**Collected material**
========================

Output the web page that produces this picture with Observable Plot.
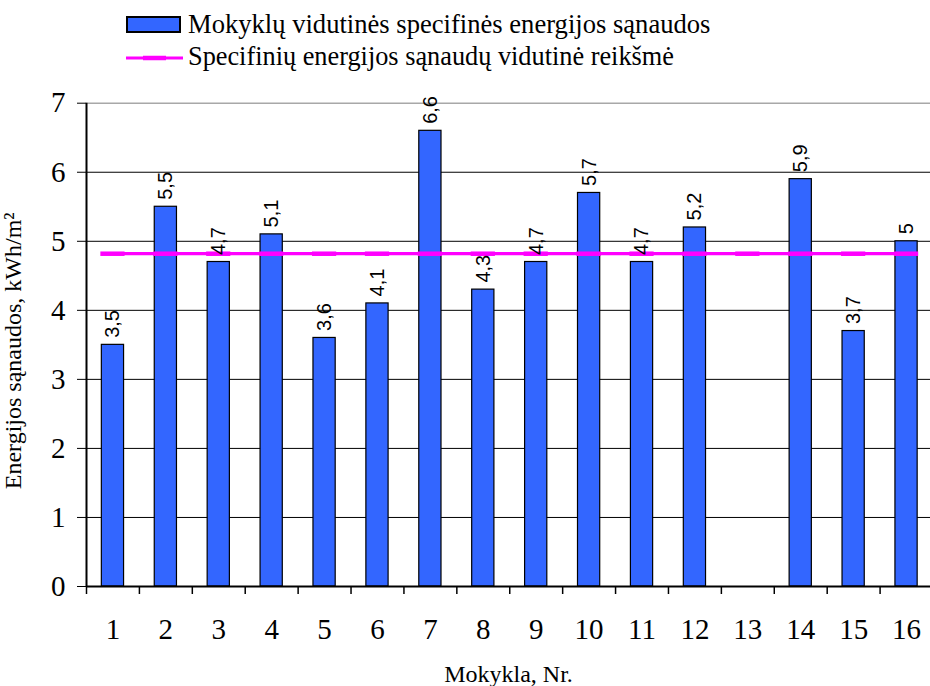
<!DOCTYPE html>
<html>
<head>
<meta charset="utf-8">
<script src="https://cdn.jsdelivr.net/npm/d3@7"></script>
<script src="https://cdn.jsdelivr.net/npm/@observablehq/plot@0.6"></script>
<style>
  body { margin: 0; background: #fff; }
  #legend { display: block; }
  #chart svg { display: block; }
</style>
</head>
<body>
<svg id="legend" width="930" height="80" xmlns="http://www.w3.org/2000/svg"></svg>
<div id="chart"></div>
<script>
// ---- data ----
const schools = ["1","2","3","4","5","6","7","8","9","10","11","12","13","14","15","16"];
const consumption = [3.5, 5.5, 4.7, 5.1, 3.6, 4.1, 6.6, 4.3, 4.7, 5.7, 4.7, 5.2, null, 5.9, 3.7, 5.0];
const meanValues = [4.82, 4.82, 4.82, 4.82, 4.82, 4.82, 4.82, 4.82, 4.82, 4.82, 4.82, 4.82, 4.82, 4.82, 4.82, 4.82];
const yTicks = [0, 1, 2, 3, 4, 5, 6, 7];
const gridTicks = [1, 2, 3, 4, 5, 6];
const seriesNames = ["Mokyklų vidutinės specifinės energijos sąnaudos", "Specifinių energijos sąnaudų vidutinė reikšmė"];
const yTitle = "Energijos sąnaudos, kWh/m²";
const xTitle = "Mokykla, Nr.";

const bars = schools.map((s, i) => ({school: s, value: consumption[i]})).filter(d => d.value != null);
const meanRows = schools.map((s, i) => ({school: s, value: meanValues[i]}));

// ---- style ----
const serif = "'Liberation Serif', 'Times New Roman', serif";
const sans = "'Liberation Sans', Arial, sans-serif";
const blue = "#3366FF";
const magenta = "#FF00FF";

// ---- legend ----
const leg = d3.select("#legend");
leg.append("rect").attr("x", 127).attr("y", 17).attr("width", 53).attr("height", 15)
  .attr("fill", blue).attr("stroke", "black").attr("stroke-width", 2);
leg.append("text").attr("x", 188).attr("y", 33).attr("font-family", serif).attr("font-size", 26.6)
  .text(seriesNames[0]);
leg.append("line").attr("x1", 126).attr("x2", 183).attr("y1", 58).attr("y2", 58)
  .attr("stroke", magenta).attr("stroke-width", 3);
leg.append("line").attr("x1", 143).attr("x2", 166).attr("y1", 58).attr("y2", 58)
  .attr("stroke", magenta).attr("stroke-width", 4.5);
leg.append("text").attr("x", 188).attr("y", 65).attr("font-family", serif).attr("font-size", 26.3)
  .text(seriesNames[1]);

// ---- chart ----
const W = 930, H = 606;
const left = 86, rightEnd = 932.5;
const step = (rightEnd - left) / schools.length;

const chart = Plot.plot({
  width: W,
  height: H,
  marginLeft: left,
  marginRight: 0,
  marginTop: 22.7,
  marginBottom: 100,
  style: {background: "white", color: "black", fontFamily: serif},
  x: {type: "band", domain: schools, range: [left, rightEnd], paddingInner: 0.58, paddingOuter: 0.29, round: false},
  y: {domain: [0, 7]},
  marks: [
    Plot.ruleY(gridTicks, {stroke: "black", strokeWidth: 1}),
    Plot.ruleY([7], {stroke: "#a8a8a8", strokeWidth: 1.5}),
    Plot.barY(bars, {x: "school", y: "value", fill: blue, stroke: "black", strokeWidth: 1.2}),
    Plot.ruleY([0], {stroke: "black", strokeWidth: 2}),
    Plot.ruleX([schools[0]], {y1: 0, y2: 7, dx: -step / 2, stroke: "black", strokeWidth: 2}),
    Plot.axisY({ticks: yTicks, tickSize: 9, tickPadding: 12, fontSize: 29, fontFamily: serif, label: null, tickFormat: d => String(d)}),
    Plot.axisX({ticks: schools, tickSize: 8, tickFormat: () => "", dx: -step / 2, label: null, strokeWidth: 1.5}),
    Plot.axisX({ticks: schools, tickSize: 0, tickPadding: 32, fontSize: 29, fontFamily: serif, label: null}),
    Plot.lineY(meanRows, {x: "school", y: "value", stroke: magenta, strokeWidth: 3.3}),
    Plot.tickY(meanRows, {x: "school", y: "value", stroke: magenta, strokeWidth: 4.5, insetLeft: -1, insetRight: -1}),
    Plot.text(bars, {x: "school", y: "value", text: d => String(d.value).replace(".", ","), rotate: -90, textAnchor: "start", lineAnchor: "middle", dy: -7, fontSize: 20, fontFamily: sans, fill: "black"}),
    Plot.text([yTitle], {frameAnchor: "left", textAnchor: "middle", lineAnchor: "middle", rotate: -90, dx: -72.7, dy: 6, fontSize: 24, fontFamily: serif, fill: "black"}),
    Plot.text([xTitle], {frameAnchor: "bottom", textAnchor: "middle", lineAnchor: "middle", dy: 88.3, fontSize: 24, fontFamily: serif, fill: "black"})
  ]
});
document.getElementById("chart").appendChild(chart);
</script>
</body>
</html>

========================

**Written request**
Without the pictures, copy the material exactly as given.

**Exercise solution**
Output the web page that produces this picture with Observable Plot.
<!DOCTYPE html>
<html>
<head>
<meta charset="utf-8">
<script src="https://cdn.jsdelivr.net/npm/d3@7"></script>
<script src="https://cdn.jsdelivr.net/npm/@observablehq/plot@0.6"></script>
<style>
  body { margin: 0; background: #fff; }
  #legend { display: block; }
  #chart svg { display: block; }
</style>
</head>
<body>
<svg id="legend" width="930" height="80" xmlns="http://www.w3.org/2000/svg"></svg>
<div id="chart"></div>
<script>
// ---- data ----
const schools = ["1","2","3","4","5","6","7","8","9","10","11","12","13","14","15","16"];
const consumption = [3.5, 5.5, 4.7, 5.1, 3.6, 4.1, 6.6, 4.3, 4.7, 5.7, 4.7, 5.2, null, 5.9, 3.7, 5.0];
const meanValues = [4.82, 4.82, 4.82, 4.82, 4.82, 4.82, 4.82, 4.82, 4.82, 4.82, 4.82, 4.82, 4.82, 4.82, 4.82, 4.82];
const yTicks = [0, 1, 2, 3, 4, 5, 6, 7];
const gridTicks = [1, 2, 3, 4, 5, 6];
const seriesNames = ["Mokyklų vidutinės specifinės energijos sąnaudos", "Specifinių energijos sąnaudų vidutinė reikšmė"];
const yTitle = "Energijos sąnaudos, kWh/m²";
const xTitle = "Mokykla, Nr.";

const bars = schools.map((s, i) => ({school: s, value: consumption[i]})).filter(d => d.value != null);
const meanRows = schools.map((s, i) => ({school: s, value: meanValues[i]}));

// ---- style ----
const serif = "'Liberation Serif', 'Times New Roman', serif";
const sans = "'Liberation Sans', Arial, sans-serif";
const blue = "#3366FF";
const magenta = "#FF00FF";

// ---- legend ----
const leg = d3.select("#legend");
leg.append("rect").attr("x", 127).attr("y", 17).attr("width", 53).attr("height", 15)
  .attr("fill", blue).attr("stroke", "black").attr("stroke-width", 2);
leg.append("text").attr("x", 188).attr("y", 33).attr("font-family", serif).attr("font-size", 26.6)
  .text(seriesNames[0]);
leg.append("line").attr("x1", 126).attr("x2", 183).attr("y1", 58).attr("y2", 58)
  .attr("stroke", magenta).attr("stroke-width", 3);
leg.append("line").attr("x1", 143).attr("x2", 166).attr("y1", 58).attr("y2", 58)
  .attr("stroke", magenta).attr("stroke-width", 4.5);
leg.append("text").attr("x", 188).attr("y", 65).attr("font-family", serif).attr("font-size", 26.3)
  .text(seriesNames[1]);

// ---- chart ----
const W = 930, H = 606;
const left = 86, rightEnd = 932.5;
const step = (rightEnd - left) / schools.length;

const chart = Plot.plot({
  width: W,
  height: H,
  marginLeft: left,
  marginRight: 0,
  marginTop: 22.7,
  marginBottom: 100,
  style: {background: "white", color: "black", fontFamily: serif},
  x: {type: "band", domain: schools, range: [left, rightEnd], paddingInner: 0.58, paddingOuter: 0.29, round: false},
  y: {domain: [0, 7]},
  marks: [
    Plot.ruleY(gridTicks, {stroke: "black", strokeWidth: 1}),
    Plot.ruleY([7], {stroke: "#a8a8a8", strokeWidth: 1.5}),
    Plot.barY(bars, {x: "school", y: "value", fill: blue, stroke: "black", strokeWidth: 1.2}),
    Plot.ruleY([0], {stroke: "black", strokeWidth: 2}),
    Plot.ruleX([schools[0]], {y1: 0, y2: 7, dx: -step / 2, stroke: "black", strokeWidth: 2}),
    Plot.axisY({ticks: yTicks, tickSize: 9, tickPadding: 12, fontSize: 29, fontFamily: serif, label: null, tickFormat: d => String(d)}),
    Plot.axisX({ticks: schools, tickSize: 8, tickFormat: () => "", dx: -step / 2, label: null, strokeWidth: 1.5}),
    Plot.axisX({ticks: schools, tickSize: 0, tickPadding: 32, fontSize: 29, fontFamily: serif, label: null}),
    Plot.lineY(meanRows, {x: "school", y: "value", stroke: magenta, strokeWidth: 3.3}),
    Plot.tickY(meanRows, {x: "school", y: "value", stroke: magenta, strokeWidth: 4.5, insetLeft: -1, insetRight: -1}),
    Plot.text(bars, {x: "school", y: "value", text: d => String(d.value).replace(".", ","), rotate: -90, textAnchor: "start", lineAnchor: "middle", dy: -7, fontSize: 20, fontFamily: sans, fill: "black"}),
    Plot.text([yTitle], {frameAnchor: "left", textAnchor: "middle", lineAnchor: "middle", rotate: -90, dx: -72.7, dy: 6, fontSize: 24, fontFamily: serif, fill: "black"}),
    Plot.text([xTitle], {frameAnchor: "bottom", textAnchor: "middle", lineAnchor: "middle", dy: 88.3, fontSize: 24, fontFamily: serif, fill: "black"})
  ]
});
document.getElementById("chart").appendChild(chart);
</script>
</body>
</html>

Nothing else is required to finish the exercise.